Er setzte sich als Bürgermeister von Floß maßgeblich dafür ein, dass die Synagoge wieder restauriert wurde. In der Reichsprogromnacht 1938 geplündert, war sie in den Nachkriegsjahren nur noch eine baufällige Ruine. Heute ist sie wieder renoviert und erstrahlt auf dem Judenberg.

Warum Fred Lehner sein ganzes Leben dem Andenken an die jüdische Gemeinde in Floß gewidmet hat, ist eine traurige Geschichte, aber auch ein wenig lustig. Warum ein nicht bezahlter Kommunionanzug darin eine sehr wichtige Rolle spielt, erzählt er in diesem Video.

1942: Lehner erlebt Deportation der jüdischen Familien

In Floß gab es lange eine äußerst aktive jüdische Gemeinde. Mitte des 19. Jahrhunderts machten Jüdinnen und Juden 20 Prozent der Gesamtbevölkerung aus. 1848 lebten dort 385 Personen in 64 Familien. Doch die antisemitischen Gesetze ließen die Gemeinde über die Jahrzehnte immer weiter schrumpfen. 1942 lebten dort nur noch vier Personen, die Ehepaare Ansbacher und Wittelsbacher.
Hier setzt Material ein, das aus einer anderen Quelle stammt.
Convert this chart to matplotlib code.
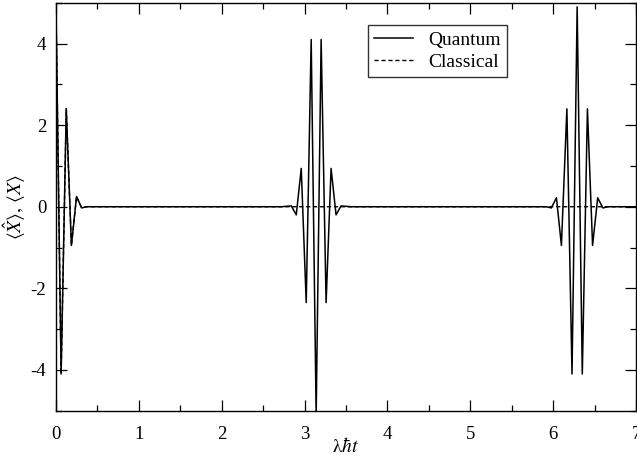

Da war Fred Lehner 10 Jahre alt. Er erlebte, wie auch diese letzten beiden Familien deportiert wurden und somit die jüdische Gemeinde in Floß vollends ausgelöscht wurde.

Der Judenberg in Floß. In dem blauen Haus rechts lebte die Familie Wilmersdörfer. Quelle: Gemeindearchiv Floß

Der 90-jährige Mann ist voll von Flosser Geschichten. Er erinnert sich, wie der Vorsteher der Hitlerjugend in Floß die Kinder aufgefordert hat, Steine auf das Haus der jüdischen Familie Ansbacher zu werfen. Wie der Ernst Ansbacher deshalb zornig aus dem Fenster rausgesprungen ist und die Kinder verjagt hat. Er steht vor dem Haus und zeigt auf das Fenster. “Genau da ist es passsiert.” Und plötzlich sind die 80 Jahre wie weggeblasen, und die Vergangenheit ist ganz nah.

Über nahezu jedes Haus weiß Lehner etwas zu berichten. Was er nicht im Kopf hat, findet sich in dem umfangreichen Archiv in seinem Keller, das er seit Jahrzehnten pflegt. Er erinnert sich noch genau, wie die Synagoge früher ausgesehen hat, geplündert, verwahrlost, als Lager missbraucht. Er zeigt, wo die jüdischen Familien gewohnt haben, erzählt, wie sie von der Bevölkerung diskriminiert wurden. Wo viele in seiner Generation bewusst und unbewusst weggeschaut und vergessen haben, da erinnert er sich und schaut hin.

Mehr als “Es war einmal”

“Wir sind in Schuld geraten”, sagt Lehner. Doch er belässt es nicht bei dieser allgemeinen Aussage, sondern diese Erkenntnis ist seine Motivation für die Tausenden Vorträge und Initiativen, die er gestartet hat, um die Erinnerung an die jüdische Gemeinde wachzuhalten. Es reiche nicht, Erinnerungen zu pflegen und im “Es war einmal” stehenzubleiben. Der sehr alte, sehr wache Fred Lehner hat fest die Gegenwart und Zukunft im Blick, wenn er fordert: “Die Geschichte darf sich nicht wiederholen.”